YOUR OBJECTIVE >>
Transcribe all of the material exactly. Any picture in it should be left out.

DATASET SECTION >>
-------------------------

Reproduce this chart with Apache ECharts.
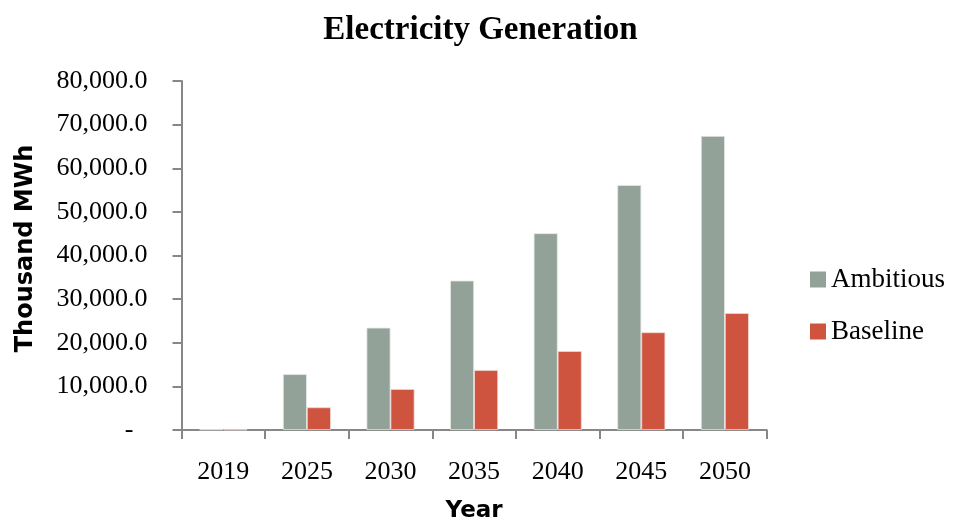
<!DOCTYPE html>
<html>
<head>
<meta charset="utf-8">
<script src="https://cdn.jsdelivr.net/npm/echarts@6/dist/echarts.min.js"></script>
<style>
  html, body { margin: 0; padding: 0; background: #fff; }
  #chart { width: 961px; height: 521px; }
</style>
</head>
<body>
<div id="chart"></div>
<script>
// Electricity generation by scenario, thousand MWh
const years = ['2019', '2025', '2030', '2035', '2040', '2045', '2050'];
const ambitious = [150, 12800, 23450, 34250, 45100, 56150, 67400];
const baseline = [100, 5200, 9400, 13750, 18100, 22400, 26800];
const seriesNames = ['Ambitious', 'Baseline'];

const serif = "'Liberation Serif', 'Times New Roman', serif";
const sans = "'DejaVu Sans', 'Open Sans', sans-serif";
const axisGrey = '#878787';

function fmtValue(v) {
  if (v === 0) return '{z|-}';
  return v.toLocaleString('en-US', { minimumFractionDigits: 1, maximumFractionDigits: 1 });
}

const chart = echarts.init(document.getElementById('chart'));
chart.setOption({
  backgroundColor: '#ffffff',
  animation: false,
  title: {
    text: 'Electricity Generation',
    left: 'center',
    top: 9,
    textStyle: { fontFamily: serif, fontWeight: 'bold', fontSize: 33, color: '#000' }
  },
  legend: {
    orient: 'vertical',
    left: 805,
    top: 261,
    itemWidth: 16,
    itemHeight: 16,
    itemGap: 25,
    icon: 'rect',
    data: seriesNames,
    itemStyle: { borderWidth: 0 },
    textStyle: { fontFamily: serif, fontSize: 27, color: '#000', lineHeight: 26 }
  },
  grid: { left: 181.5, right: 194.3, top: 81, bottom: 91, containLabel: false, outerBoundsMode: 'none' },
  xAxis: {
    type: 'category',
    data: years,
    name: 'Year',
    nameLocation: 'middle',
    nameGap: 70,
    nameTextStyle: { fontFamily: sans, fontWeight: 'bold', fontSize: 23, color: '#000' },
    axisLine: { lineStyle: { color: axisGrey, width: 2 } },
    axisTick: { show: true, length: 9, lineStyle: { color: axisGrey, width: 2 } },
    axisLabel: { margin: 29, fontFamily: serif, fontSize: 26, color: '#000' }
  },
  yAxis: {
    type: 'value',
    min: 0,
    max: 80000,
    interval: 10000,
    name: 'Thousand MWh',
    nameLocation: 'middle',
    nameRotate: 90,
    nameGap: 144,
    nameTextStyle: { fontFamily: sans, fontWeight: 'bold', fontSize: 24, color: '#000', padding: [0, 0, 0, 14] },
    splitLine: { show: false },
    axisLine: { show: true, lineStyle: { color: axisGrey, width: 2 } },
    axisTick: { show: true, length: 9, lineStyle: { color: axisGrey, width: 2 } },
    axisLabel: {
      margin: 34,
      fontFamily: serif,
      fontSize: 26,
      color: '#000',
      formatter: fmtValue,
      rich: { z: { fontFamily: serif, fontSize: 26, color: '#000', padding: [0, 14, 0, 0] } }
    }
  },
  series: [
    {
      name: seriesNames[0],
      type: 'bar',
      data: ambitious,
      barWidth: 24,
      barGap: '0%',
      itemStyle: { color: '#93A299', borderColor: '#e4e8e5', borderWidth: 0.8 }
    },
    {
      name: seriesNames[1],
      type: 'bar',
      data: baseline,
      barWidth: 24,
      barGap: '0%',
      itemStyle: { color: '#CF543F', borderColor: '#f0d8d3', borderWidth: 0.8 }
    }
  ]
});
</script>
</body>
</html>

-------------------------

ANSWER TO THIS TASK >>
Reproduce this chart with Apache ECharts.
<!DOCTYPE html>
<html>
<head>
<meta charset="utf-8">
<script src="https://cdn.jsdelivr.net/npm/echarts@6/dist/echarts.min.js"></script>
<style>
  html, body { margin: 0; padding: 0; background: #fff; }
  #chart { width: 961px; height: 521px; }
</style>
</head>
<body>
<div id="chart"></div>
<script>
// Electricity generation by scenario, thousand MWh
const years = ['2019', '2025', '2030', '2035', '2040', '2045', '2050'];
const ambitious = [150, 12800, 23450, 34250, 45100, 56150, 67400];
const baseline = [100, 5200, 9400, 13750, 18100, 22400, 26800];
const seriesNames = ['Ambitious', 'Baseline'];

const serif = "'Liberation Serif', 'Times New Roman', serif";
const sans = "'DejaVu Sans', 'Open Sans', sans-serif";
const axisGrey = '#878787';

function fmtValue(v) {
  if (v === 0) return '{z|-}';
  return v.toLocaleString('en-US', { minimumFractionDigits: 1, maximumFractionDigits: 1 });
}

const chart = echarts.init(document.getElementById('chart'));
chart.setOption({
  backgroundColor: '#ffffff',
  animation: false,
  title: {
    text: 'Electricity Generation',
    left: 'center',
    top: 9,
    textStyle: { fontFamily: serif, fontWeight: 'bold', fontSize: 33, color: '#000' }
  },
  legend: {
    orient: 'vertical',
    left: 805,
    top: 261,
    itemWidth: 16,
    itemHeight: 16,
    itemGap: 25,
    icon: 'rect',
    data: seriesNames,
    itemStyle: { borderWidth: 0 },
    textStyle: { fontFamily: serif, fontSize: 27, color: '#000', lineHeight: 26 }
  },
  grid: { left: 181.5, right: 194.3, top: 81, bottom: 91, containLabel: false, outerBoundsMode: 'none' },
  xAxis: {
    type: 'category',
    data: years,
    name: 'Year',
    nameLocation: 'middle',
    nameGap: 70,
    nameTextStyle: { fontFamily: sans, fontWeight: 'bold', fontSize: 23, color: '#000' },
    axisLine: { lineStyle: { color: axisGrey, width: 2 } },
    axisTick: { show: true, length: 9, lineStyle: { color: axisGrey, width: 2 } },
    axisLabel: { margin: 29, fontFamily: serif, fontSize: 26, color: '#000' }
  },
  yAxis: {
    type: 'value',
    min: 0,
    max: 80000,
    interval: 10000,
    name: 'Thousand MWh',
    nameLocation: 'middle',
    nameRotate: 90,
    nameGap: 144,
    nameTextStyle: { fontFamily: sans, fontWeight: 'bold', fontSize: 24, color: '#000', padding: [0, 0, 0, 14] },
    splitLine: { show: false },
    axisLine: { show: true, lineStyle: { color: axisGrey, width: 2 } },
    axisTick: { show: true, length: 9, lineStyle: { color: axisGrey, width: 2 } },
    axisLabel: {
      margin: 34,
      fontFamily: serif,
      fontSize: 26,
      color: '#000',
      formatter: fmtValue,
      rich: { z: { fontFamily: serif, fontSize: 26, color: '#000', padding: [0, 14, 0, 0] } }
    }
  },
  series: [
    {
      name: seriesNames[0],
      type: 'bar',
      data: ambitious,
      barWidth: 24,
      barGap: '0%',
      itemStyle: { color: '#93A299', borderColor: '#e4e8e5', borderWidth: 0.8 }
    },
    {
      name: seriesNames[1],
      type: 'bar',
      data: baseline,
      barWidth: 24,
      barGap: '0%',
      itemStyle: { color: '#CF543F', borderColor: '#f0d8d3', borderWidth: 0.8 }
    }
  ]
});
</script>
</body>
</html>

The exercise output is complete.